First, the $700 billion rescue for the economy was about buying devalued mortgage-backed securities from tottering banks to unclog frozen credit markets.

Then it was about using $250 billion of it to buy stakes in banks. The idea was that banks would use the money to start making loans again.

But reports surfaced that bankers might instead use the money to buy other banks, pay dividends, give employees a raise and executives a bonus, or just sit on it. Insurance companies now want a piece; maybe automakers, too, even though Congress has approved $25 billion in low-interest loans for them.

Three weeks after becoming law, and with the first dollar of the $700 billion yet to go out, officials are just beginning to talk about helping a few strapped homeowners keep the foreclosure wolf from the door.

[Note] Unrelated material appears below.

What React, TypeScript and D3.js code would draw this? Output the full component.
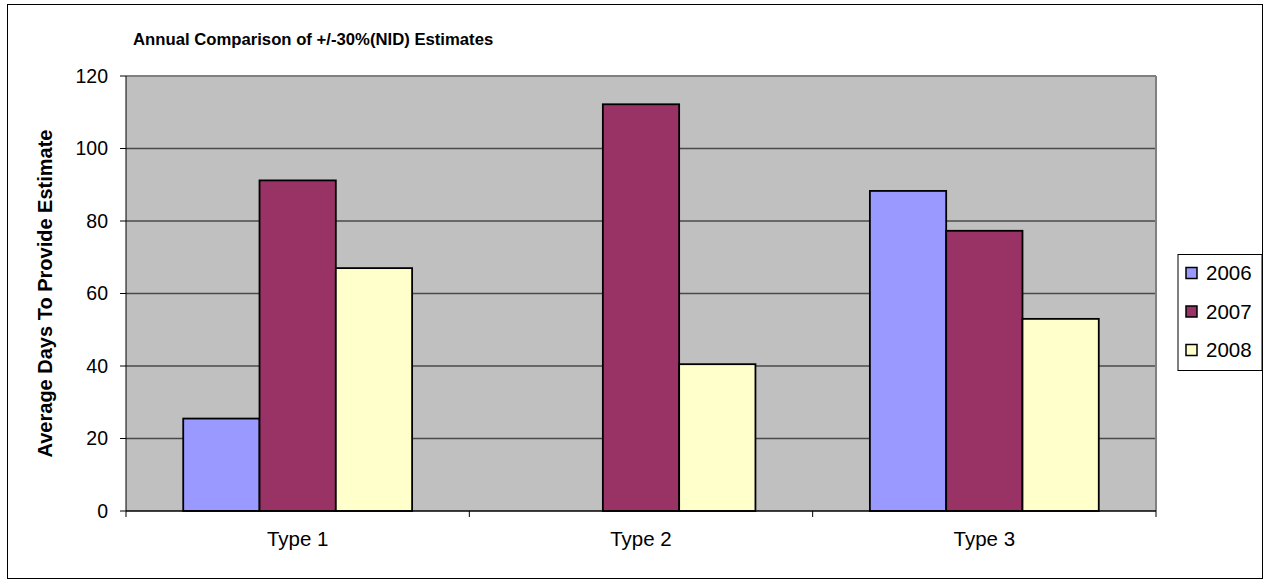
import React from "react";
import * as d3 from "d3";

const categories = ["Type 1", "Type 2", "Type 3"];
const years = ["2006", "2007", "2008"];
const values2006 = [25.5, 0, 88.3];
const values2007 = [91.2, 112.2, 77.3];
const values2008 = [67, 40.5, 53];
const yTicks = [0, 20, 40, 60, 80, 100, 120];
const colors = ["#9999ff", "#993366", "#ffffcc"];

const W = 1267;
const H = 583;
const plot = { left: 126, right: 1156, top: 76, bottom: 511 };

export default function App() {
  const seriesValues = [values2006, values2007, values2008];
  const x0 = d3
    .scaleBand<string>()
    .domain(categories)
    .range([plot.left, plot.right]);
  const bw = x0.bandwidth();
  // three bars per group with a gap of 1.5 bar widths
  const barW = bw / 4.5;
  const groupPad = (bw - barW * 3) / 2;
  const y = d3.scaleLinear().domain([0, 120]).range([plot.bottom, plot.top]);
  const font = "Arial, 'Liberation Sans', sans-serif";

  return (
    <svg
      width={W}
      height={H}
      style={{ position: "absolute", left: 0, top: 0, background: "#fff" }}
      fontFamily={font}
    >
      <rect x={7.5} y={4.5} width={1255} height={574} fill="#fff" stroke="#000" strokeWidth={1} />
      <text x={133} y={45} fontSize={16.7} fontWeight="bold" fill="#000">
        Annual Comparison of +/-30%(NID) Estimates
      </text>

      {/* plot area */}
      <rect
        x={plot.left}
        y={plot.top}
        width={plot.right - plot.left}
        height={plot.bottom - plot.top}
        fill="#c0c0c0"
      />
      {yTicks
        .filter((t) => t > 0 && t < 120)
        .map((t) => (
          <line
            key={`g${t}`}
            x1={plot.left}
            x2={plot.right}
            y1={y(t)}
            y2={y(t)}
            stroke="#4a4a4a"
            strokeWidth={1.5}
          />
        ))}
      <line x1={plot.left} x2={plot.right} y1={plot.top} y2={plot.top} stroke="#808080" strokeWidth={2} />
      <line x1={plot.right} x2={plot.right} y1={plot.top} y2={plot.bottom} stroke="#808080" strokeWidth={2} />

      {/* bars */}
      {seriesValues.map((vals, si) =>
        vals.map((v, ci) =>
          v > 0 ? (
            <rect
              key={`b${si}-${ci}`}
              x={(x0(categories[ci]) as number) + groupPad + si * barW}
              y={y(v)}
              width={barW}
              height={y(0) - y(v)}
              fill={colors[si]}
              stroke="#000"
              strokeWidth={1.8}
            />
          ) : null
        )
      )}

      {/* axes */}
      <line x1={plot.left} x2={plot.left} y1={plot.top} y2={plot.bottom} stroke="#000" strokeWidth={1} />
      <line x1={plot.left} x2={plot.right} y1={plot.bottom} y2={plot.bottom} stroke="#000" strokeWidth={1.5} />
      {yTicks.map((t) => (
        <g key={`t${t}`}>
          <line x1={plot.left - 6} x2={plot.left} y1={y(t)} y2={y(t)} stroke="#000" strokeWidth={1} />
          <text x={108} y={y(t)} dy="0.35em" textAnchor="end" fontSize={19.5} fill="#000">
            {t}
          </text>
        </g>
      ))}
      {[...categories.map((c) => x0(c) as number), plot.right].map((xv, i) => (
        <line key={`xt${i}`} x1={xv} x2={xv} y1={plot.bottom} y2={plot.bottom + 6} stroke="#000" strokeWidth={1} />
      ))}
      {categories.map((c) => (
        <text
          key={`xl${c}`}
          x={(x0(c) as number) + bw / 2}
          y={546}
          textAnchor="middle"
          fontSize={20.5}
          fill="#000"
        >
          {c}
        </text>
      ))}
      <text
        transform={`translate(52, ${(plot.top + plot.bottom) / 2}) rotate(-90)`}
        textAnchor="middle"
        fontSize={20}
        fontWeight="bold"
        fill="#000"
      >
        Average Days To Provide Estimate
      </text>

      {/* legend */}
      <rect x={1178} y={254.5} width={84} height={116} fill="#fff" stroke="#000" strokeWidth={1} />
      {years.map((yr, i) => (
        <g key={`l${yr}`} transform={`translate(0, ${273 + i * 38.5})`}>
          <rect x={1186} y={-5.5} width={11} height={11} fill={colors[i]} stroke="#000" strokeWidth={1.5} />
          <text x={1206} y={0} dy="0.35em" fontSize={20.5} fill="#000">
            {yr}
          </text>
        </g>
      ))}
    </svg>
  );
}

As the crisis worsens, the government’s reaction keeps changing. Lawmakers in both parties are starting to gripe that the bailout is turning out to be far different from what the Bush administration sold to Congress.

Well, go figure. The Bush administration lied to Congress. I, for one, am getting a little sick of Congress passing legislation and then saying that Bush hornswaggled them. They knew it was a lie when they voted for the Iraq war – and they either didn’t care or they were simply too afraid to take the political hit. Now, with this asinine bailout, they went and did it again.